Now normally the fundamental standard for things left unsaid is to avoid saying anything that will hurt another. That’s one reason for leaving things unsaid. But there are other reasons. Saying things that should be left unsaid can a) prejudice factual realities b) create in the listener a superego of self-importance, c) raise unrealistic expectations, or d) in the case of warped personalities, propagate devious behavior. Reasons important to keep in mind as you continue reading these thoughts.
It’s not as if Hub and I hadn’t discussed this. We have discussed it. And we concluded that, yes, even in open and honest relationships, occasionally some things are best left unsaid. We agreed that was true and we agreed that’s how it should be.
But this morning I am so bloody disappointed. I knew what Chinese Year it was, but because it is better to leave some things unsaid, I didn’t say a word. But not Hub.
This morning I heard him in the bedroom. "Gather round puppies, I have something important to tell you. It’s the Chinese Year of the Dog! Truly, it really is."
Yikes! How dumb was that?
So now this morning when I arranged D.O.G.'s (pronounced Dough-Gee's) breakfast with his usual variation of moist and dry food garnished with a bit of hamburger and two milk bones on the side, he wasn’t satisfied. Even kicked the dish which is something he normally only does when it’s empty. Wouldn’t touch it till I warmed it in the microwave for 20 seconds. What’s with that? Only thing different from previous mornings is some a-- told him it is The Year of the Dog!
Immediately after that, all dogs thumped their tails on the floor, and stared at us and paced about our feet in their usual determination that we should go for a walk. I conceded by going to the bedroom to get my joggers on. But Dough-Gee beat me and pulled them off the chair and shoved that at me. Something he has never done before. And then while I was struggling to get into them, he grabbed his squeak-ball which he likes to chase and catch but never squeaks (except accidentally), and began a most rapid, loud, unending succession of squeak-squeak-squeak. He was trying to tell us something and the interpretation was crystal clear.
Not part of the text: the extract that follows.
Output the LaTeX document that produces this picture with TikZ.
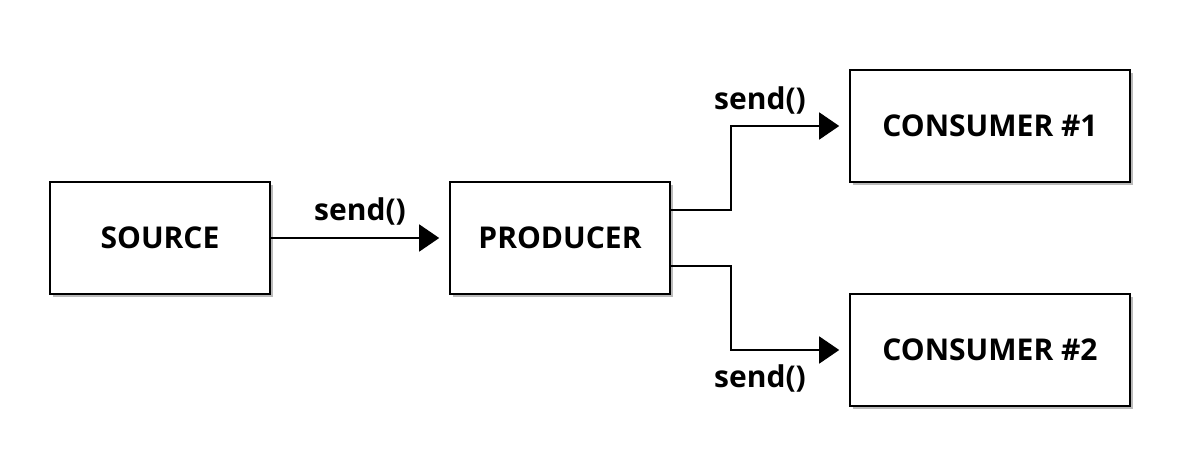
\documentclass[tikz,border=0pt]{standalone}
\usepackage{fontspec}
\setmainfont{Open Sans}
\usetikzlibrary{arrows.meta,shadows}
\begin{document}
\begin{tikzpicture}[x=1pt,y=-1pt,
  box/.style={draw=black,line width=1.6pt,fill=white,minimum width=220pt,minimum height=112pt,inner sep=0pt,
    font=\fontsize{30}{34}\selectfont\bfseries,
    drop shadow={shadow xshift=3pt,shadow yshift=-3pt,fill=black!45,opacity=0.6}},
  widebox/.style={box,minimum width=280pt},
  conn/.style={line width=1.6pt,-{Triangle[length=20pt,width=27pt]},shorten >=10pt},
  lbl/.style={font=\fontsize{30}{34}\selectfont\bfseries,inner sep=0pt}]
\useasboundingbox (0,0) rectangle (1180,476);
\node[box] (src) at (160,238) {SOURCE};
\node[box] (prod) at (560,238) {PRODUCER};
\node[widebox] (c1) at (990,126) {CONSUMER \#1};
\node[widebox] (c2) at (990,350) {CONSUMER \#2};
\draw[conn] (src) -- (prod);
\draw[conn] ([yshift=28pt]prod.east) -- ++(60,0) |- (c1.west);
\draw[conn] ([yshift=-28pt]prod.east) -- ++(60,0) |- (c2.west);
\node[lbl] (l1) at (360,211) {send()};
\node[lbl] (l2) at (760,100) {send()};
\node[lbl] (l3) at (760,378) {send()};
\end{tikzpicture}
\end{document}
Interpretation: "Woohoo! It’s The Year of the Dog and I am a Dog, It’s the Year of the Dog and I am a Dog!"
Now I don’t mean to complain but life is demanding enough with these three bossy canines without some a-- telling them it is The Year of the Dog! The only thing that could be worse was if there was a Chinese Year of the Cat. But thank goodness there isn’t. There's the year of the dog, followed by the pig, rat, ox, tiger, rabbit, dragon, snake, horse, sheep and monkey. There probably once was a Year of the Cat, but for obvious reasons, it was short-lived after someone told the cat.
I intended to say more but this discussion is forced to come to a sudden end. Dough-gee just grabbed the car keys off the bench and must have squeezed the instant start button in his mouth because, intentional or not, my car is now running. Obviously he is putting on the pressure to go to town. Evidence of my already stated point that the telling of things that should be left unsaid can propagate within a warped personality, devious behavior that had never been formerly contemplated.